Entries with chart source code
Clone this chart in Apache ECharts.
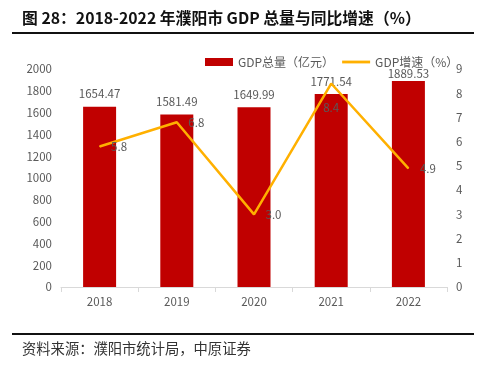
<!DOCTYPE html>
<html><head><meta charset="utf-8">
<script src="https://cdn.jsdelivr.net/npm/echarts@6/dist/echarts.min.js"></script>
<style>html,body{margin:0;padding:0;background:#fff;}#c{width:484px;height:373px;}</style>
</head><body><div id="c"></div>
<script>
const categories = ['2018','2019','2020','2021','2022'];
const gdpTotal = [1654.47, 1581.49, 1649.99, 1771.54, 1889.53];
const gdpGrowth = [5.8, 6.8, 3.0, 8.4, 4.9];
const leftTicks = [0, 2000, 200];
const rightTicks = [0, 9, 1];
const titleText = '图 28：2018-2022 年濮阳市 GDP 总量与同比增速（%）';
const sourceText = '资料来源：濮阳市统计局，中原证券';

const chart = echarts.init(document.getElementById('c'));
const lblColor = '#595959';
const font = '"Noto Sans CJK SC", "Noto Sans", sans-serif';
chart.setOption({
  animation: false,
  textStyle: {fontFamily: font},
  graphic: [
    {type: 'text', left: 22, top: 10, style: {text: titleText, font: 'bold 15.8px ' + font, fill: '#111'}},
    {type: 'rect', shape: {x: 12, y: 32, width: 462, height: 2}, style: {fill: '#111'}},
    {type: 'rect', shape: {x: 12, y: 333, width: 462, height: 2}, style: {fill: '#111'}},
    {type: 'text', left: 22, top: 341, style: {text: sourceText, font: '14.3px ' + font, fill: '#333'}}
  ],
  legend: {
    top: 51, left: 200, itemGap: 8, itemWidth: 28, itemHeight: 8,
    textStyle: {color: lblColor, fontSize: 12},
    data: [{name: 'GDP总量（亿元）', icon: 'rect'}, {name: 'GDP增速（%）', icon: 'path://M0,0H30V3H0Z'}]
  },
  grid: {left: 61, right: 37, top: 69, bottom: 86},
  xAxis: {
    type: 'category', data: categories,
    axisLine: {lineStyle: {color: '#d9d9d9'}},
    axisTick: {show: true, lineStyle: {color: '#d9d9d9'}},
    axisLabel: {color: lblColor, fontSize: 11.5, margin: 9}
  },
  yAxis: [
    {type: 'value', min: leftTicks[0], max: leftTicks[1], interval: leftTicks[2],
     axisLabel: {color: lblColor, fontSize: 11.5, margin: 9, formatter: v => String(v)}, splitLine: {show: false},
     axisLine: {show: false}, axisTick: {show: false}},
    {type: 'value', min: rightTicks[0], max: rightTicks[1], interval: rightTicks[2],
     axisLabel: {color: lblColor, fontSize: 11.5, margin: 9}, splitLine: {show: false},
     axisLine: {show: false}, axisTick: {show: false}}
  ],
  series: [
    {name: 'GDP总量（亿元）', type: 'bar', data: gdpTotal.map((v, i) => i === 4 ? {value: v, label: {distance: 2}} : v), barWidth: 33,
     itemStyle: {color: '#C00000'},
     label: {show: true, position: 'top', color: lblColor, fontSize: 11.5, distance: 7,
             formatter: p => p.value.toFixed(2)}},
    {name: 'GDP增速（%）', type: 'line', yAxisIndex: 1,
     data: gdpGrowth.map((v, i) => i === 3 ? {value: v, label: {position: 'bottom', distance: 18}} : v),
     symbol: 'circle', symbolSize: 1, showSymbol: true,
     lineStyle: {color: '#FFB000', width: 2.5}, itemStyle: {color: '#FFB000'},
     label: {show: true, position: 'right', color: lblColor, fontSize: 11.5, distance: 11,
             formatter: p => p.value.toFixed(1)},
     z: 3}
  ]
});
</script></body></html>
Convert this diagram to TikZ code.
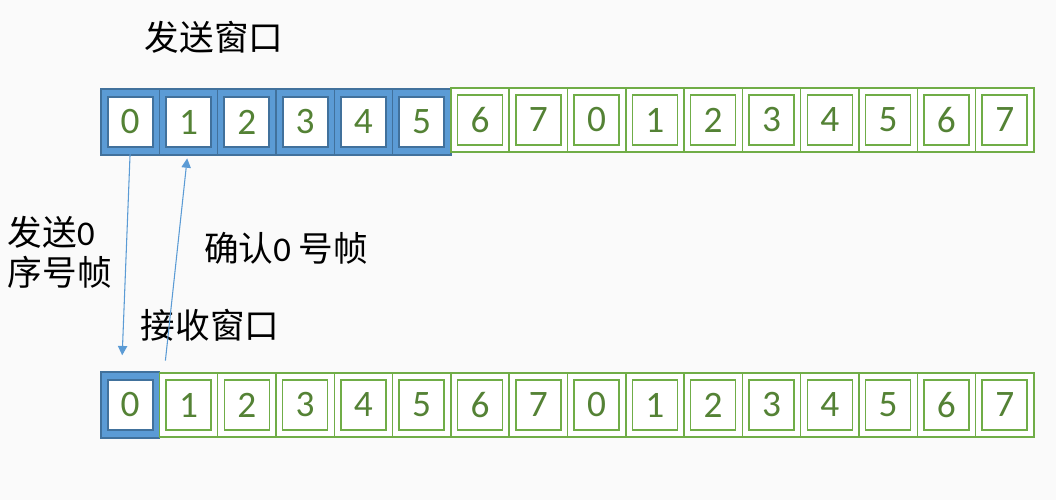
\documentclass[tikz,border=0pt]{standalone}
\usepackage{fontspec}
\setmainfont{Carlito}
\newfontfamily\cjk{Noto Sans CJK SC}
\usetikzlibrary{arrows.meta}
\definecolor{winblue}{HTML}{5B9BD5}
\definecolor{winedge}{HTML}{41719C}
\definecolor{seqgreen}{HTML}{70AD47}
\definecolor{digitgreen}{HTML}{548235}
\definecolor{paper}{HTML}{FAFAFA}
\tikzset{
	cellbox/.style={draw=seqgreen, line width=1.1pt, fill=white, inner sep=0pt,
		minimum width=43.7pt, minimum height=48pt},
	wincell/.style={cellbox, draw=winedge, fill=winblue, minimum height=49.5pt},
	seqnum/.style={draw=seqgreen, line width=1.1pt, fill=white, inner sep=0pt,
		minimum width=33.75pt, minimum height=37.5pt, text=digitgreen,
		font=\fontsize{28}{30}\selectfont},
	winnum/.style={seqnum, draw=winedge, line width=1.4pt},
	label/.style={font=\cjk\fontsize{26}{30}\selectfont, text=black},
	frame/.style={winblue, line width=0.8pt, -{Triangle[width=7pt,length=7pt]}}
}
\begin{document}
\begin{tikzpicture}[x=0.75pt,y=-0.75pt]
	\fill[paper] (0,0) rectangle (1056,500);
	\useasboundingbox (0,0) rectangle (1056,500);
	% sender row and receiver row
	\foreach \i in {0,...,15}
	{
		\pgfmathtruncatemacro{\seq}{mod(\i,8)}
		\ifnum\i<6
		\node[wincell] (s\i) at ({130.2+58.3*\i},122) {};
		\node[winnum] at (s\i) {\seq};
		\else
		\node[cellbox] (s\i) at ({130.2+58.3*\i},120) {};
		\node[seqnum] at (s\i) {\seq};
		\fi
		\ifnum\i=0
		\node[wincell] (r\i) at ({130.2+58.3*\i},405) {};
		\node[winnum] at (r\i) {\seq};
		\else
		\node[cellbox] (r\i) at ({130.2+58.3*\i},405) {};
		\node[seqnum] at (r\i) {\seq};
		\fi
	}
	\node[label] (sendwin) at (214,37) {发送窗口};
	\node[label] (recvwin) at (210,325) {接收窗口};
	\node[label, anchor=west, align=left] (sendlbl) at (3,252) {发送{\rmfamily 0}\\序号帧};
	\node[label] (acklbl) at (286,248) {确认{\rmfamily 0} 号帧};
	% frame 0 and its acknowledgement
	\draw[frame] ([yshift=3.75pt]s0.south) -- ([xshift=-6pt,yshift=12pt]r0.north);
	\draw[frame] ([xshift=4pt,yshift=8pt]r0.north east) -- ([xshift=-1pt,yshift=-2pt]s1.south);
\end{tikzpicture}
\end{document}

**WRITTEN EXERCISE**
Nothing but the pictures may be dropped; output the records above exactly.

**EXERCISE OUTPUT**
Clone this chart in Apache ECharts.
<!DOCTYPE html>
<html><head><meta charset="utf-8">
<script src="https://cdn.jsdelivr.net/npm/echarts@6/dist/echarts.min.js"></script>
<style>html,body{margin:0;padding:0;background:#fff;}#c{width:484px;height:373px;}</style>
</head><body><div id="c"></div>
<script>
const categories = ['2018','2019','2020','2021','2022'];
const gdpTotal = [1654.47, 1581.49, 1649.99, 1771.54, 1889.53];
const gdpGrowth = [5.8, 6.8, 3.0, 8.4, 4.9];
const leftTicks = [0, 2000, 200];
const rightTicks = [0, 9, 1];
const titleText = '图 28：2018-2022 年濮阳市 GDP 总量与同比增速（%）';
const sourceText = '资料来源：濮阳市统计局，中原证券';

const chart = echarts.init(document.getElementById('c'));
const lblColor = '#595959';
const font = '"Noto Sans CJK SC", "Noto Sans", sans-serif';
chart.setOption({
  animation: false,
  textStyle: {fontFamily: font},
  graphic: [
    {type: 'text', left: 22, top: 10, style: {text: titleText, font: 'bold 15.8px ' + font, fill: '#111'}},
    {type: 'rect', shape: {x: 12, y: 32, width: 462, height: 2}, style: {fill: '#111'}},
    {type: 'rect', shape: {x: 12, y: 333, width: 462, height: 2}, style: {fill: '#111'}},
    {type: 'text', left: 22, top: 341, style: {text: sourceText, font: '14.3px ' + font, fill: '#333'}}
  ],
  legend: {
    top: 51, left: 200, itemGap: 8, itemWidth: 28, itemHeight: 8,
    textStyle: {color: lblColor, fontSize: 12},
    data: [{name: 'GDP总量（亿元）', icon: 'rect'}, {name: 'GDP增速（%）', icon: 'path://M0,0H30V3H0Z'}]
  },
  grid: {left: 61, right: 37, top: 69, bottom: 86},
  xAxis: {
    type: 'category', data: categories,
    axisLine: {lineStyle: {color: '#d9d9d9'}},
    axisTick: {show: true, lineStyle: {color: '#d9d9d9'}},
    axisLabel: {color: lblColor, fontSize: 11.5, margin: 9}
  },
  yAxis: [
    {type: 'value', min: leftTicks[0], max: leftTicks[1], interval: leftTicks[2],
     axisLabel: {color: lblColor, fontSize: 11.5, margin: 9, formatter: v => String(v)}, splitLine: {show: false},
     axisLine: {show: false}, axisTick: {show: false}},
    {type: 'value', min: rightTicks[0], max: rightTicks[1], interval: rightTicks[2],
     axisLabel: {color: lblColor, fontSize: 11.5, margin: 9}, splitLine: {show: false},
     axisLine: {show: false}, axisTick: {show: false}}
  ],
  series: [
    {name: 'GDP总量（亿元）', type: 'bar', data: gdpTotal.map((v, i) => i === 4 ? {value: v, label: {distance: 2}} : v), barWidth: 33,
     itemStyle: {color: '#C00000'},
     label: {show: true, position: 'top', color: lblColor, fontSize: 11.5, distance: 7,
             formatter: p => p.value.toFixed(2)}},
    {name: 'GDP增速（%）', type: 'line', yAxisIndex: 1,
     data: gdpGrowth.map((v, i) => i === 3 ? {value: v, label: {position: 'bottom', distance: 18}} : v),
     symbol: 'circle', symbolSize: 1, showSymbol: true,
     lineStyle: {color: '#FFB000', width: 2.5}, itemStyle: {color: '#FFB000'},
     label: {show: true, position: 'right', color: lblColor, fontSize: 11.5, distance: 11,
             formatter: p => p.value.toFixed(1)},
     z: 3}
  ]
});
</script></body></html>
Convert this diagram to TikZ code.
\documentclass[tikz,border=0pt]{standalone}
\usepackage{fontspec}
\setmainfont{Carlito}
\newfontfamily\cjk{Noto Sans CJK SC}
\usetikzlibrary{arrows.meta}
\definecolor{winblue}{HTML}{5B9BD5}
\definecolor{winedge}{HTML}{41719C}
\definecolor{seqgreen}{HTML}{70AD47}
\definecolor{digitgreen}{HTML}{548235}
\definecolor{paper}{HTML}{FAFAFA}
\tikzset{
	cellbox/.style={draw=seqgreen, line width=1.1pt, fill=white, inner sep=0pt,
		minimum width=43.7pt, minimum height=48pt},
	wincell/.style={cellbox, draw=winedge, fill=winblue, minimum height=49.5pt},
	seqnum/.style={draw=seqgreen, line width=1.1pt, fill=white, inner sep=0pt,
		minimum width=33.75pt, minimum height=37.5pt, text=digitgreen,
		font=\fontsize{28}{30}\selectfont},
	winnum/.style={seqnum, draw=winedge, line width=1.4pt},
	label/.style={font=\cjk\fontsize{26}{30}\selectfont, text=black},
	frame/.style={winblue, line width=0.8pt, -{Triangle[width=7pt,length=7pt]}}
}
\begin{document}
\begin{tikzpicture}[x=0.75pt,y=-0.75pt]
	\fill[paper] (0,0) rectangle (1056,500);
	\useasboundingbox (0,0) rectangle (1056,500);
	% sender row and receiver row
	\foreach \i in {0,...,15}
	{
		\pgfmathtruncatemacro{\seq}{mod(\i,8)}
		\ifnum\i<6
		\node[wincell] (s\i) at ({130.2+58.3*\i},122) {};
		\node[winnum] at (s\i) {\seq};
		\else
		\node[cellbox] (s\i) at ({130.2+58.3*\i},120) {};
		\node[seqnum] at (s\i) {\seq};
		\fi
		\ifnum\i=0
		\node[wincell] (r\i) at ({130.2+58.3*\i},405) {};
		\node[winnum] at (r\i) {\seq};
		\else
		\node[cellbox] (r\i) at ({130.2+58.3*\i},405) {};
		\node[seqnum] at (r\i) {\seq};
		\fi
	}
	\node[label] (sendwin) at (214,37) {发送窗口};
	\node[label] (recvwin) at (210,325) {接收窗口};
	\node[label, anchor=west, align=left] (sendlbl) at (3,252) {发送{\rmfamily 0}\\序号帧};
	\node[label] (acklbl) at (286,248) {确认{\rmfamily 0} 号帧};
	% frame 0 and its acknowledgement
	\draw[frame] ([yshift=3.75pt]s0.south) -- ([xshift=-6pt,yshift=12pt]r0.north);
	\draw[frame] ([xshift=4pt,yshift=8pt]r0.north east) -- ([xshift=-1pt,yshift=-2pt]s1.south);
\end{tikzpicture}
\end{document}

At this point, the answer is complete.